What Causes Dog Food Recalls?
There are numerous reasons why a dog food or dog treat is recalled, including:
- Poisons and chemicals
- Unhealthy bacteria
- High or low levels of vitamins and minerals
Poisons & Chemicals
In 2007, wheat gluten imported from a Chinese company was contaminated with melamine, resulting in mass recalls and deaths of many dogs (2007 Pet Food Recalls, 2017). Melamine is essentially an industrial chemical that’s considered a poison when ingested. How melamine contaminated wheat gluten used for dog food is still a mystery. However, most brands are now testing vegetable proteins before adding them to dog food.
Just last month, Evanger’s dog food was recalled due to high levels of phenobarbital found in a specific flavor of canned dog food. Phenobarbital is a drug used to control seizures and euthanize animals, and it’s uncertain exactly how this drug made its way into this food.
While some bacteria is good, some are deadly. Most dogs can handle commonly ingested bacteria with minimal discomfort, yet chronically ill or older dogs can not. Plus, humans are at great risk when handling foods contaminated with salmonella, listeria and E. coli.
Treat all dog food, treats and chews like raw meat. This means washing your hands thoroughly with antibacterial soap and warm water after handling.
High or Low Levels of Vitamins, Minerals & Hormones
Kibble-fed dogs eat the same food every day. There’s no variation in micronutrients—just the amount of kibble they eat throughout the day. When high levels of certain vitamins and minerals are consumed every day, this can cause illness.
The same applies for low levels. More than a decade ago, many cats suddenly went blind after eating a specific brand of cat food too low in taurine (an essential amino acid). Make sure you’re feeding your dog a balanced diet of vitamins and minerals. Too much or too little of a nutrient can be dangerous.
Before feeding any type of commercially prepared food, it’s best to check the item out first. While your social media may blow up when a dog food product is recalled, many recalls go completely unannounced. For up-to-date information, check out the FDA’s website on Animal Food Recalls. This website provides a list of all recalled items, including reason for the recall, customer service number and important brand information. Before buying any pet food products, including dog chews, check the FDA’s website first.

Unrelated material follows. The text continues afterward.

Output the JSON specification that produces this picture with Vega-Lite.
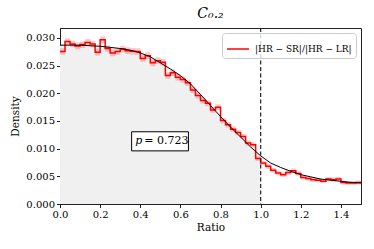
{
  "$schema": "https://vega.github.io/schema/vega-lite/v6.json",
  "width": 301,
  "height": 176,
  "autosize": {"type": "none"},
  "padding": {"left": 60, "top": 28, "right": 13, "bottom": 45},
  "background": "white",
  "title": {"text": "C₀.₂", "font": "DejaVu Serif", "fontStyle": "italic", "fontSize": 14, "fontWeight": "normal", "color": "black", "offset": 6},
  "config": {
    "font": "DejaVu Serif",
    "view": {"stroke": "#222222", "strokeWidth": 1},
    "axis": {"labelFont": "DejaVu Serif", "titleFont": "DejaVu Serif", "labelFontSize": 10, "titleFontSize": 10.5, "titleFontWeight": "normal", "labelColor": "black", "titleColor": "black", "tickColor": "#222222", "domainColor": "#222222", "tickSize": 3.5, "grid": false, "labelPadding": 2, "labelOverlap": false, "labelFlush": false},
    "legend": {"labelFont": "DejaVu Serif", "labelFontSize": 9, "labelColor": "black"}
  },
  "datasets": {
    "hist": [
      {"x": 0.000, "v": 0.02755, "err": 0.0006},
      {"x": 0.025, "v": 0.02935, "err": 0.0006},
      {"x": 0.050, "v": 0.0289, "err": 0.0006},
      {"x": 0.075, "v": 0.02857, "err": 0.0006},
      {"x": 0.100, "v": 0.0288, "err": 0.0006},
      {"x": 0.125, "v": 0.0292, "err": 0.0006},
      {"x": 0.150, "v": 0.0289, "err": 0.0006},
      {"x": 0.175, "v": 0.02744, "err": 0.0006},
      {"x": 0.200, "v": 0.02966, "err": 0.0006},
      {"x": 0.225, "v": 0.0281, "err": 0.0006},
      {"x": 0.250, "v": 0.0273, "err": 0.0006},
      {"x": 0.275, "v": 0.02755, "err": 0.0006},
      {"x": 0.300, "v": 0.0280, "err": 0.0006},
      {"x": 0.325, "v": 0.0277, "err": 0.0006},
      {"x": 0.350, "v": 0.0276, "err": 0.0006},
      {"x": 0.375, "v": 0.02755, "err": 0.0006},
      {"x": 0.400, "v": 0.0263, "err": 0.0006},
      {"x": 0.425, "v": 0.0268, "err": 0.0006},
      {"x": 0.450, "v": 0.0255, "err": 0.0006},
      {"x": 0.475, "v": 0.0259, "err": 0.0006},
      {"x": 0.500, "v": 0.0256, "err": 0.0006},
      {"x": 0.525, "v": 0.0232, "err": 0.00058},
      {"x": 0.550, "v": 0.0237, "err": 0.00058},
      {"x": 0.575, "v": 0.0229, "err": 0.00057},
      {"x": 0.600, "v": 0.0225, "err": 0.00057},
      {"x": 0.625, "v": 0.0219, "err": 0.00056},
      {"x": 0.650, "v": 0.0206, "err": 0.00055},
      {"x": 0.675, "v": 0.0196, "err": 0.00055},
      {"x": 0.700, "v": 0.0187, "err": 0.00054},
      {"x": 0.725, "v": 0.0182, "err": 0.00054},
      {"x": 0.750, "v": 0.0170, "err": 0.00053},
      {"x": 0.775, "v": 0.0175, "err": 0.00053},
      {"x": 0.800, "v": 0.0151, "err": 0.0005},
      {"x": 0.825, "v": 0.0143, "err": 0.0005},
      {"x": 0.850, "v": 0.0135, "err": 0.00049},
      {"x": 0.875, "v": 0.0129, "err": 0.00048},
      {"x": 0.900, "v": 0.0122, "err": 0.00047},
      {"x": 0.925, "v": 0.0110, "err": 0.00046},
      {"x": 0.950, "v": 0.0107, "err": 0.00045},
      {"x": 0.975, "v": 0.0082, "err": 0.00043},
      {"x": 1.000, "v": 0.0074, "err": 0.00042},
      {"x": 1.025, "v": 0.0068, "err": 0.00041},
      {"x": 1.050, "v": 0.0061, "err": 0.0004},
      {"x": 1.075, "v": 0.0056, "err": 0.0004},
      {"x": 1.100, "v": 0.0053, "err": 0.0004},
      {"x": 1.125, "v": 0.0057, "err": 0.0004},
      {"x": 1.150, "v": 0.0060, "err": 0.0004},
      {"x": 1.175, "v": 0.0055, "err": 0.0004},
      {"x": 1.200, "v": 0.0048, "err": 0.00038},
      {"x": 1.225, "v": 0.0046, "err": 0.00038},
      {"x": 1.250, "v": 0.0044, "err": 0.00038},
      {"x": 1.275, "v": 0.0043, "err": 0.00038},
      {"x": 1.300, "v": 0.0041, "err": 0.00037},
      {"x": 1.325, "v": 0.0045, "err": 0.00038},
      {"x": 1.350, "v": 0.0044, "err": 0.00038},
      {"x": 1.375, "v": 0.0045, "err": 0.00038},
      {"x": 1.400, "v": 0.0039, "err": 0.00036},
      {"x": 1.425, "v": 0.0038, "err": 0.00036},
      {"x": 1.450, "v": 0.0038, "err": 0.00036},
      {"x": 1.475, "v": 0.0039, "err": 0.00036},
      {"x": 1.500, "v": 0.0039, "err": 0.00036}
    ],
    "curve": [
      {"x": 0.0, "y": 0.0287},
      {"x": 0.05, "y": 0.0287},
      {"x": 0.1, "y": 0.0287},
      {"x": 0.15, "y": 0.0286},
      {"x": 0.2, "y": 0.0285},
      {"x": 0.25, "y": 0.0283},
      {"x": 0.3, "y": 0.0281},
      {"x": 0.35, "y": 0.0278},
      {"x": 0.4, "y": 0.0273},
      {"x": 0.45, "y": 0.0266},
      {"x": 0.5, "y": 0.0255},
      {"x": 0.55, "y": 0.0244},
      {"x": 0.6, "y": 0.0232},
      {"x": 0.65, "y": 0.0217},
      {"x": 0.7, "y": 0.0198},
      {"x": 0.75, "y": 0.0178},
      {"x": 0.8, "y": 0.0158},
      {"x": 0.85, "y": 0.0139},
      {"x": 0.9, "y": 0.0121},
      {"x": 0.95, "y": 0.0103},
      {"x": 1.0, "y": 0.0087},
      {"x": 1.05, "y": 0.0074},
      {"x": 1.1, "y": 0.0066},
      {"x": 1.15, "y": 0.0059},
      {"x": 1.2, "y": 0.0053},
      {"x": 1.25, "y": 0.0049},
      {"x": 1.3, "y": 0.0045},
      {"x": 1.35, "y": 0.0043},
      {"x": 1.4, "y": 0.0041},
      {"x": 1.45, "y": 0.0039},
      {"x": 1.5, "y": 0.0038}
    ],
    "one": [{"label": "p = 0.723"}]
  },
  "layer": [
    {
      "data": {"name": "curve"},
      "transform": [{"filter": "datum.x <= 1.0"}],
      "mark": {"type": "area", "color": "#f0f0f0", "opacity": 1},
      "encoding": {
        "x": {"field": "x", "type": "quantitative", "title": "Ratio", "scale": {"domain": [0, 1.5], "nice": false}, "axis": {"values": [0, 0.2, 0.4, 0.6, 0.8, 1.0, 1.2, 1.4], "format": ".1f", "titlePadding": 3}},
        "y": {"field": "y", "type": "quantitative", "title": "Density", "scale": {"domain": [0, 0.0318], "nice": false, "zero": true}, "axis": {"values": [0, 0.005, 0.01, 0.015, 0.02, 0.025, 0.03], "format": ".3f", "titlePadding": 5, "tickCount": 7}}
      }
    },
    {
      "data": {"name": "hist"},
      "mark": {"type": "errorband", "interpolate": "step-after", "color": "#ff0000", "opacity": 0.22},
      "encoding": {
        "x": {"field": "x", "type": "quantitative", "title": "Ratio"},
        "y": {"field": "v", "type": "quantitative", "title": "Density"},
        "yError": {"field": "err"}
      }
    },
    {
      "data": {"name": "hist"},
      "mark": {"type": "line", "interpolate": "step-after", "strokeWidth": 1.5},
      "encoding": {
        "x": {"field": "x", "type": "quantitative", "title": "Ratio"},
        "y": {"field": "v", "type": "quantitative", "title": "Density"},
        "color": {"datum": "|HR − SR|/|HR − LR|", "type": "nominal", "scale": {"range": ["#ff0000"]},
          "legend": {"title": null, "orient": "top-right", "offset": 5, "symbolType": "stroke", "symbolSize": 480, "symbolStrokeWidth": 1.5, "strokeColor": "#cccccc", "fillColor": "rgba(255,255,255,0.8)", "cornerRadius": 3, "padding": 4, "labelOffset": 5}}
      }
    },
    {
      "data": {"name": "curve"},
      "mark": {"type": "line", "color": "black", "strokeWidth": 1},
      "encoding": {
        "x": {"field": "x", "type": "quantitative", "title": "Ratio"},
        "y": {"field": "y", "type": "quantitative", "title": "Density"}
      }
    },
    {
      "data": {"name": "one"},
      "mark": {"type": "rule", "color": "#222222", "strokeWidth": 1.2, "strokeDash": [4, 2.5]},
      "encoding": {"x": {"datum": 1.0}}
    },
    {
      "data": {"name": "one"},
      "mark": {"type": "rect", "fill": "white", "stroke": "black", "strokeWidth": 1},
      "encoding": {"x": {"datum": 0.357}, "x2": {"datum": 0.64}, "y": {"datum": 0.0096}, "y2": {"datum": 0.01305}}
    },
    {
      "data": {"name": "one"},
      "mark": {"type": "text", "text": "p", "font": "DejaVu Serif", "fontStyle": "italic", "fontSize": 11, "align": "left", "baseline": "middle", "color": "black", "dx": -25},
      "encoding": {"x": {"datum": 0.5}, "y": {"datum": 0.0113}}
    },
    {
      "data": {"name": "one"},
      "mark": {"type": "text", "text": "= 0.723", "font": "DejaVu Serif", "fontSize": 11, "align": "left", "baseline": "middle", "color": "black", "dx": -16},
      "encoding": {"x": {"datum": 0.5}, "y": {"datum": 0.0113}}
    }
  ]
}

Consider Feeding a Home-Cooked Diet
Due to dog food recalls, many pet owners are now making dog food and treats at home. Home cooking for dogs has become so popular, there are now veterinarians board certified in nutrition. This trend makes complete sense, especially if your dog has lived through a dog food recall. When you cook at home, you purchase ingredients from a local grocery store and prepare the meal yourself, so you’re fully aware of what your dog is eating. Believe it or not, cooking for your dog is pretty easy too.
Stay informed and check it out, or better yet cook for your dog!